WHAT THE EXERCISE ASKS:
List each line holding the string "chart".

=== DATA EXTRACT ===

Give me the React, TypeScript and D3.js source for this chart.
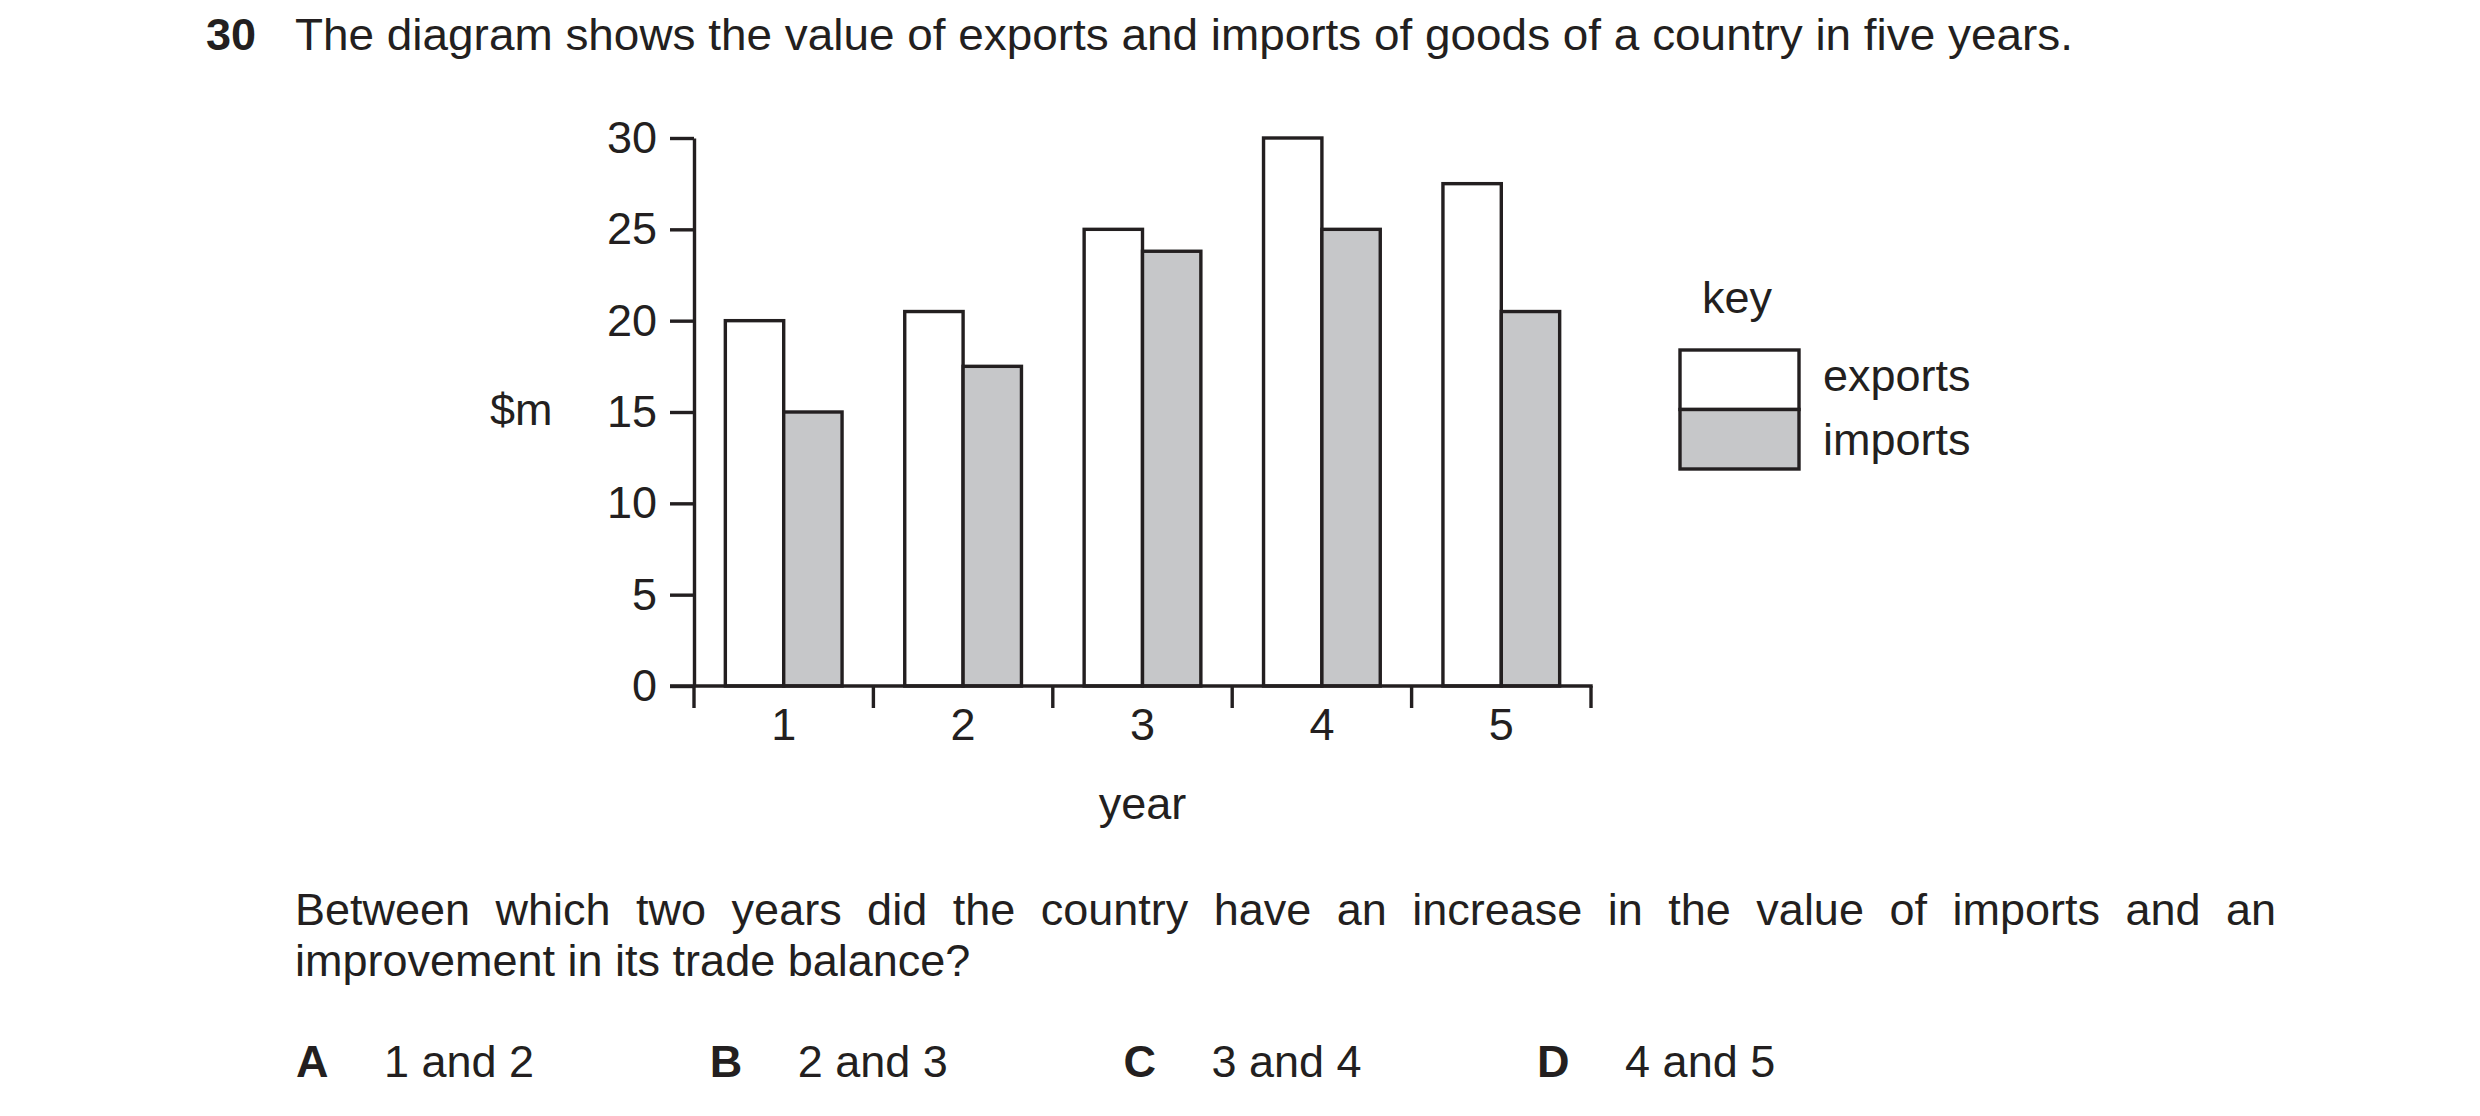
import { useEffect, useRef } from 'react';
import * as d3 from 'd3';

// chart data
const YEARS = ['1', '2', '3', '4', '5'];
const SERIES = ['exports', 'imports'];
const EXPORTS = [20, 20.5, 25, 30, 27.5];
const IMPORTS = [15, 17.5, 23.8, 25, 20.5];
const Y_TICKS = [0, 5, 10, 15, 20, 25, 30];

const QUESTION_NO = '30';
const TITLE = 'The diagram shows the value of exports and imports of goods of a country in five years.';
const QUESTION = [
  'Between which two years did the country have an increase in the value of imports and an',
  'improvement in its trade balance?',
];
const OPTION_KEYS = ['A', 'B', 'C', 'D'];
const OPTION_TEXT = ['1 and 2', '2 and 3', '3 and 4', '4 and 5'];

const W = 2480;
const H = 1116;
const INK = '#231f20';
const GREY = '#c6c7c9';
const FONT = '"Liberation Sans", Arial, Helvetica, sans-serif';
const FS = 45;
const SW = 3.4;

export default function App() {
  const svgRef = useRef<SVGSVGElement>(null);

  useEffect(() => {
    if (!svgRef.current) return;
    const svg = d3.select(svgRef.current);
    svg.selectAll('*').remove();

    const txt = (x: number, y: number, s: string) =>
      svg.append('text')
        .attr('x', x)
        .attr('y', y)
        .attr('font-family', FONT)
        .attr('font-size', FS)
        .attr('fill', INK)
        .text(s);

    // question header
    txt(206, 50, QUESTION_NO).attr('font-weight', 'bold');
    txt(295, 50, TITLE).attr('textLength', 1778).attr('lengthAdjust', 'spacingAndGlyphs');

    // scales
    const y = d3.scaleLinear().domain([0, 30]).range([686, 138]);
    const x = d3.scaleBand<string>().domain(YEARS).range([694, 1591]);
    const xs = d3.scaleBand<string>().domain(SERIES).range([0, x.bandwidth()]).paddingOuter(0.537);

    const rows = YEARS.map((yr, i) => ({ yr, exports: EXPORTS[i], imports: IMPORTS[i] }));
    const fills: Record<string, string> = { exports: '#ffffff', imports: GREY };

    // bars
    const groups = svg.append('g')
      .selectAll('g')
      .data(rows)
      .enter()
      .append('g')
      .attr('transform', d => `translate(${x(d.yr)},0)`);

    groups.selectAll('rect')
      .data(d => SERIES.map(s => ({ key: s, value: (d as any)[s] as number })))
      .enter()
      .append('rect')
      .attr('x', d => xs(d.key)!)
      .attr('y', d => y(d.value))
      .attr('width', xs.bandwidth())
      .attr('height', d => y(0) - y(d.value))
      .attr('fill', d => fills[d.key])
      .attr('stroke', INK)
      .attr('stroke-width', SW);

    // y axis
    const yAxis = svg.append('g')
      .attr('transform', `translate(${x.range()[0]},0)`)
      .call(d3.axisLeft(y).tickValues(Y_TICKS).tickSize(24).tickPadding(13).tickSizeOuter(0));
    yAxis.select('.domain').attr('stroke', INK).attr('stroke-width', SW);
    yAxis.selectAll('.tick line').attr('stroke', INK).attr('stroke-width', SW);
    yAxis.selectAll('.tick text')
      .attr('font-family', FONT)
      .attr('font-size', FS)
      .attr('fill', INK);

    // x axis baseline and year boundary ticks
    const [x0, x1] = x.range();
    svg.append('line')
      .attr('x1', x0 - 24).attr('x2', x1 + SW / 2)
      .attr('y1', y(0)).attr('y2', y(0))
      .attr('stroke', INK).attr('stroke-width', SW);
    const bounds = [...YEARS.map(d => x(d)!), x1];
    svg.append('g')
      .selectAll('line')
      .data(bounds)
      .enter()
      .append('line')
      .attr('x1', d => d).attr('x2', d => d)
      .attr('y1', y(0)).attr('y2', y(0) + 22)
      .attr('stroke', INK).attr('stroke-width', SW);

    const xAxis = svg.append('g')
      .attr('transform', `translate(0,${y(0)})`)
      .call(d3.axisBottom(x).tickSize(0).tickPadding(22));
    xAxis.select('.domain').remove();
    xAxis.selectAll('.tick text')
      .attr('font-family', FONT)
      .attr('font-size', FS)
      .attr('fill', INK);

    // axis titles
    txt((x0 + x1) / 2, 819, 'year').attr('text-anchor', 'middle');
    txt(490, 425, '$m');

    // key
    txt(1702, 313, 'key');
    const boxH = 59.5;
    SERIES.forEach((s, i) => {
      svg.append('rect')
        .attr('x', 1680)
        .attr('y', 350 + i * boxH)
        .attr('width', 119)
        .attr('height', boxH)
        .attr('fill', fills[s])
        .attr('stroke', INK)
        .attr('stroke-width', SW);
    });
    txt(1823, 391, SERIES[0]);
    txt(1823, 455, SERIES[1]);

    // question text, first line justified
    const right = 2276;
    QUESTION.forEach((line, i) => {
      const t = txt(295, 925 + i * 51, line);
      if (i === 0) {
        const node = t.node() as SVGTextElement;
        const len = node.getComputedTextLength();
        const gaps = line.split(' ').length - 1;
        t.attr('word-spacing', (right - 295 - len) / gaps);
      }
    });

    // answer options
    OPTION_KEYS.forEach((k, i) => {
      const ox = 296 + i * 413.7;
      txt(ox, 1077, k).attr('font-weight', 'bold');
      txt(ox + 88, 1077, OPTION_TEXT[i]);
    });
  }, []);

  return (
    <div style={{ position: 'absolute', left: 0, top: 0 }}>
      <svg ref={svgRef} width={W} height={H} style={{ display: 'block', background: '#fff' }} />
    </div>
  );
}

===

CORRECT OUTPUT:
Give me the React, TypeScript and D3.js source for this chart.
// chart data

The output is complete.